• _Data shown_:
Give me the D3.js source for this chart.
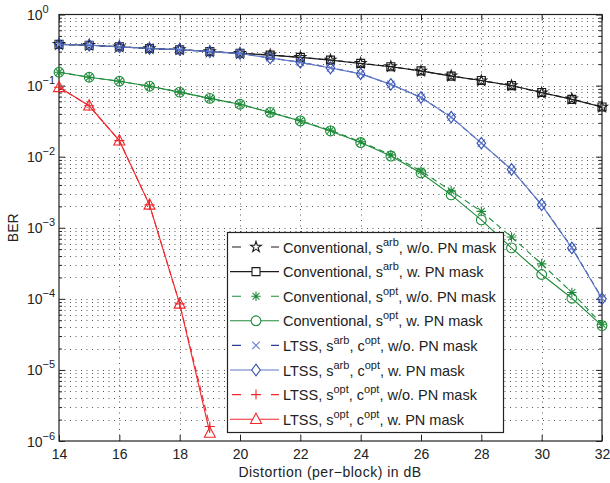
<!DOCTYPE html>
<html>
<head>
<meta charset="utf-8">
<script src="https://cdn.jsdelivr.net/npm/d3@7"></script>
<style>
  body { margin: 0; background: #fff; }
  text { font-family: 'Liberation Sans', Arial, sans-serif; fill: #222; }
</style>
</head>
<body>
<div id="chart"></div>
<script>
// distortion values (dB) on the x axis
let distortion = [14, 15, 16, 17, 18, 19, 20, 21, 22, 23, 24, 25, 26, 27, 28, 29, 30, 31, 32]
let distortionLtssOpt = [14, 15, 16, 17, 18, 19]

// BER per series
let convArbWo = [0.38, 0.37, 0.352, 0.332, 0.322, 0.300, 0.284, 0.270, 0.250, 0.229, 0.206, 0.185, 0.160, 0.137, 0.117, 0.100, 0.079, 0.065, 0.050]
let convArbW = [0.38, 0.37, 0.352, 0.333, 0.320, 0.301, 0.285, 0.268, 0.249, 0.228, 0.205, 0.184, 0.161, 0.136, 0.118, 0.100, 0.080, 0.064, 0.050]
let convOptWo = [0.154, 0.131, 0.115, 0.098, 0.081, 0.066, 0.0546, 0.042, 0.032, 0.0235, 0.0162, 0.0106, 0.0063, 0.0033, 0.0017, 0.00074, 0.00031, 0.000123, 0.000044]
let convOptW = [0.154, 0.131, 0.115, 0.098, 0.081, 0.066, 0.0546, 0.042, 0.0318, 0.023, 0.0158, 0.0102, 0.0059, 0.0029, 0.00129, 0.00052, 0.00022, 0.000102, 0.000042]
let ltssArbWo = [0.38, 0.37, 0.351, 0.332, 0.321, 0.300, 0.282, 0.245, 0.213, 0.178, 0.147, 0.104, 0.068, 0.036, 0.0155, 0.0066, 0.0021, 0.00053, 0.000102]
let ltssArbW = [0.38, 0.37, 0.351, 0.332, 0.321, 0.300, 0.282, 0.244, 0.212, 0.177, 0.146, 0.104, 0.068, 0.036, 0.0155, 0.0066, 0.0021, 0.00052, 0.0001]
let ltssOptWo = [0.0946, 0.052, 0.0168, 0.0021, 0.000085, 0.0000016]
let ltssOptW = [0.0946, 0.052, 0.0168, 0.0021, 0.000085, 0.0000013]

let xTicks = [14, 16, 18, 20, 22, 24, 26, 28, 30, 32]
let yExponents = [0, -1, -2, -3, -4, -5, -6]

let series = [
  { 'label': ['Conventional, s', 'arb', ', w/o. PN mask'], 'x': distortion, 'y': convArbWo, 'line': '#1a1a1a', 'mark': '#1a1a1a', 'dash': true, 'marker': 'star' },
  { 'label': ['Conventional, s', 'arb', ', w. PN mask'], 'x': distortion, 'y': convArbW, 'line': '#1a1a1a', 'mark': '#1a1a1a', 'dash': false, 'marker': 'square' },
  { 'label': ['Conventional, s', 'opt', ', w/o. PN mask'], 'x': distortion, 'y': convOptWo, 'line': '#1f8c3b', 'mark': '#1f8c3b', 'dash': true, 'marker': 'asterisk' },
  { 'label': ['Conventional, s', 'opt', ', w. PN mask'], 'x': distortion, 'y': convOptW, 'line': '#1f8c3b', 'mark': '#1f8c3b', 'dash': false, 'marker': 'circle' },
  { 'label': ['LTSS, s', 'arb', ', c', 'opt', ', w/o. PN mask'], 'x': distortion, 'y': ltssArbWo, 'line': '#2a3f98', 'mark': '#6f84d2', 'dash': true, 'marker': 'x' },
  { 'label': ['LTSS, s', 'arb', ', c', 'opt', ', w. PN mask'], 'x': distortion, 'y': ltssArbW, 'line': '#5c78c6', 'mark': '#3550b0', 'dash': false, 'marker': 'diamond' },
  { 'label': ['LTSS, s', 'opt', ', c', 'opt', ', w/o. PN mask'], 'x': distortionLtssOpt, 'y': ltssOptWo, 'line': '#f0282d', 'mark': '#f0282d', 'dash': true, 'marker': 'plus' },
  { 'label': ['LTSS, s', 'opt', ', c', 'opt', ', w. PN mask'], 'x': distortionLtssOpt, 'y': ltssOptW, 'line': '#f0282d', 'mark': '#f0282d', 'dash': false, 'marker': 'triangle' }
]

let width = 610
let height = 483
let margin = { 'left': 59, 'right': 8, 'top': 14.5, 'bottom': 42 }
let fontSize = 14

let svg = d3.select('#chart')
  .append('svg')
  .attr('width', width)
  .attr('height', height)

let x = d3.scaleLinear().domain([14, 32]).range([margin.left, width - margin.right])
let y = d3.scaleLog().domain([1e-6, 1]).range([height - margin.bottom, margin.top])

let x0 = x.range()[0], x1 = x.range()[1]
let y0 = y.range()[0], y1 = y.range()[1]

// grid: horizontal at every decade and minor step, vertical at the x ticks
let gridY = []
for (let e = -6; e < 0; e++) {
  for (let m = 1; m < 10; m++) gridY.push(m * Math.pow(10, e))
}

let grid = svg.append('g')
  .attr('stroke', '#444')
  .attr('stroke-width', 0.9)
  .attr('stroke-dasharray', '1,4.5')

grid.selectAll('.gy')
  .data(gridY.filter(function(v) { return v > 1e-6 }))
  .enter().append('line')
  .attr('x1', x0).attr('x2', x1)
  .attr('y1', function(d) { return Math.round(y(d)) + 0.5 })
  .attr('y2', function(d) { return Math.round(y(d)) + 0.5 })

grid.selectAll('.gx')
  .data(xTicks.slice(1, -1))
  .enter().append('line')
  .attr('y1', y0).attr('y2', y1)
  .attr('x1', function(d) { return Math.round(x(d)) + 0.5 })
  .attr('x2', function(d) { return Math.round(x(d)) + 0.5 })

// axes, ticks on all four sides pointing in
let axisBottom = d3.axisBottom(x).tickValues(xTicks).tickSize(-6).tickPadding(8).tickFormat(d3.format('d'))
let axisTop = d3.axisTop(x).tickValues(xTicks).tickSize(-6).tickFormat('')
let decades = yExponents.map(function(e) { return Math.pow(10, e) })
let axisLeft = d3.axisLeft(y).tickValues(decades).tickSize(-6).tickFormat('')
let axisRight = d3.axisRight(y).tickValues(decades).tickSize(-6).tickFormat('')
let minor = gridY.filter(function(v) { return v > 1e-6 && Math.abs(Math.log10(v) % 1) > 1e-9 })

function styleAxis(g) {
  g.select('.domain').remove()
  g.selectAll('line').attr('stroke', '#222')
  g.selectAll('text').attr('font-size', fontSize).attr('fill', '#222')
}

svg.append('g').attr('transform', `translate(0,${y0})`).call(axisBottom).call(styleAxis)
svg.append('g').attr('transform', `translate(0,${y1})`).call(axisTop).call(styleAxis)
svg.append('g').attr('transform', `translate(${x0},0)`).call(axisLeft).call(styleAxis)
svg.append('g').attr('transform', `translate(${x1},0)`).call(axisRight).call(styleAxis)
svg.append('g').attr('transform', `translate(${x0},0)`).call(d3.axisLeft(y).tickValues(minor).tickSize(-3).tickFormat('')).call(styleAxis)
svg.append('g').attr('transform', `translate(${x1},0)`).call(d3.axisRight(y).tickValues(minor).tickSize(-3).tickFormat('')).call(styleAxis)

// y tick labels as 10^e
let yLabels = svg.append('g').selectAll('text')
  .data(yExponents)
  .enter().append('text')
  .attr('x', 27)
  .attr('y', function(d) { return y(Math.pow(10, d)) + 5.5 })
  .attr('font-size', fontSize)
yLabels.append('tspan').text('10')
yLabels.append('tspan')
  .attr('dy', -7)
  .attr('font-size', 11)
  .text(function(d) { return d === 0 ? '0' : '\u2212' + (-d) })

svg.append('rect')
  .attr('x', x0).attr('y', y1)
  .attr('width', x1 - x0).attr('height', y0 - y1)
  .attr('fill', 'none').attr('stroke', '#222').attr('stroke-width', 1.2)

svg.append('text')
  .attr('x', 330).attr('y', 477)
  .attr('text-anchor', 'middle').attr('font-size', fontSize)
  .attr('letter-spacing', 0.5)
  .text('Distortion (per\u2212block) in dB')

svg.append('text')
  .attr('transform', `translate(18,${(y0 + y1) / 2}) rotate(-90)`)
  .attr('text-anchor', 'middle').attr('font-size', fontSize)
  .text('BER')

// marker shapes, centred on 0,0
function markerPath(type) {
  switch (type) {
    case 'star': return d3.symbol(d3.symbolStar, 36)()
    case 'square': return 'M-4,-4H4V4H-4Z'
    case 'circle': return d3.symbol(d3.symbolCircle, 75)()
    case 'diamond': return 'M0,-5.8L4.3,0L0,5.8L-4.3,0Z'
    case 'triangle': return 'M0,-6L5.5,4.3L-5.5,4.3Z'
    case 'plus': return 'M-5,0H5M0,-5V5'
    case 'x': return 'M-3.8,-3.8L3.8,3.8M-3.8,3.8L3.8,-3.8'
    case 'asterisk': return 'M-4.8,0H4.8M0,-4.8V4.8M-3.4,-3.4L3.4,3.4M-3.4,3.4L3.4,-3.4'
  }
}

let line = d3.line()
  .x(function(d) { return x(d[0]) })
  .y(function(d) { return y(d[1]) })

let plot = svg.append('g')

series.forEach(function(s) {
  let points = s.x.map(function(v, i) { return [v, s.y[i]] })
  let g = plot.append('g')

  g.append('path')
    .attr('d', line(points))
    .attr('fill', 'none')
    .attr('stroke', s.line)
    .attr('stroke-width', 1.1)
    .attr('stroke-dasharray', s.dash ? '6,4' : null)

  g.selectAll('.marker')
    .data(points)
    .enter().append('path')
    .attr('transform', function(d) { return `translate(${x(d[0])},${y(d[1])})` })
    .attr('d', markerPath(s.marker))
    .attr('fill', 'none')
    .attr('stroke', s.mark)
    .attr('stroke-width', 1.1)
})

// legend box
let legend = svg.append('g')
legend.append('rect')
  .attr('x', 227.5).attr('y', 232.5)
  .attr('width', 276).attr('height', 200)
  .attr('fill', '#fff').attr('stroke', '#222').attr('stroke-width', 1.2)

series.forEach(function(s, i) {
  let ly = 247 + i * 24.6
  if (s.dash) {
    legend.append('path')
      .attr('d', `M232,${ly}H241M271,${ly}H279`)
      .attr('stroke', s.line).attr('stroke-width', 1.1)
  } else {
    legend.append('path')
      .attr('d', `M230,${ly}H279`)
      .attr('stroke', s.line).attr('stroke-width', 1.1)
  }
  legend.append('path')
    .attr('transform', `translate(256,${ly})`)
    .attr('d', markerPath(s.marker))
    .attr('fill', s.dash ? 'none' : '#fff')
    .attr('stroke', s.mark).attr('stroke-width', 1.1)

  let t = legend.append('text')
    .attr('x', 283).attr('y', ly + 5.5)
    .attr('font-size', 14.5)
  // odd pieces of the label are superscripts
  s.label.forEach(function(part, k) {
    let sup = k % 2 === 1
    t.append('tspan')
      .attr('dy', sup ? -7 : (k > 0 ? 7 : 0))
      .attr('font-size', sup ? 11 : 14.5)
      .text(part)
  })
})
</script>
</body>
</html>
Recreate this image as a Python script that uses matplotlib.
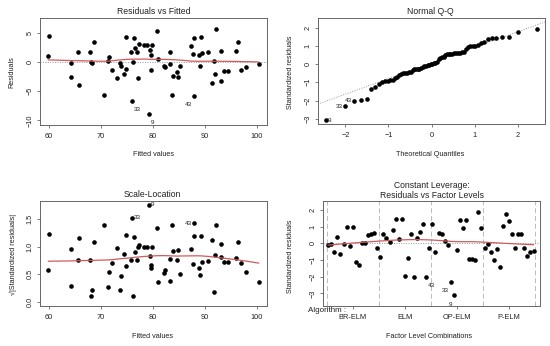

• _Given request_:
Without the pictures, write out the lines from the beginning of the entries through the line with "let distortionLtssOpt = [14, 15, 16, 17, 18, 19]".

• _Task solution_:
Give me the D3.js source for this chart.
<!DOCTYPE html>
<html>
<head>
<meta charset="utf-8">
<script src="https://cdn.jsdelivr.net/npm/d3@7"></script>
<style>
  body { margin: 0; background: #fff; }
  text { font-family: 'Liberation Sans', Arial, sans-serif; fill: #222; }
</style>
</head>
<body>
<div id="chart"></div>
<script>
// distortion values (dB) on the x axis
let distortion = [14, 15, 16, 17, 18, 19, 20, 21, 22, 23, 24, 25, 26, 27, 28, 29, 30, 31, 32]
let distortionLtssOpt = [14, 15, 16, 17, 18, 19]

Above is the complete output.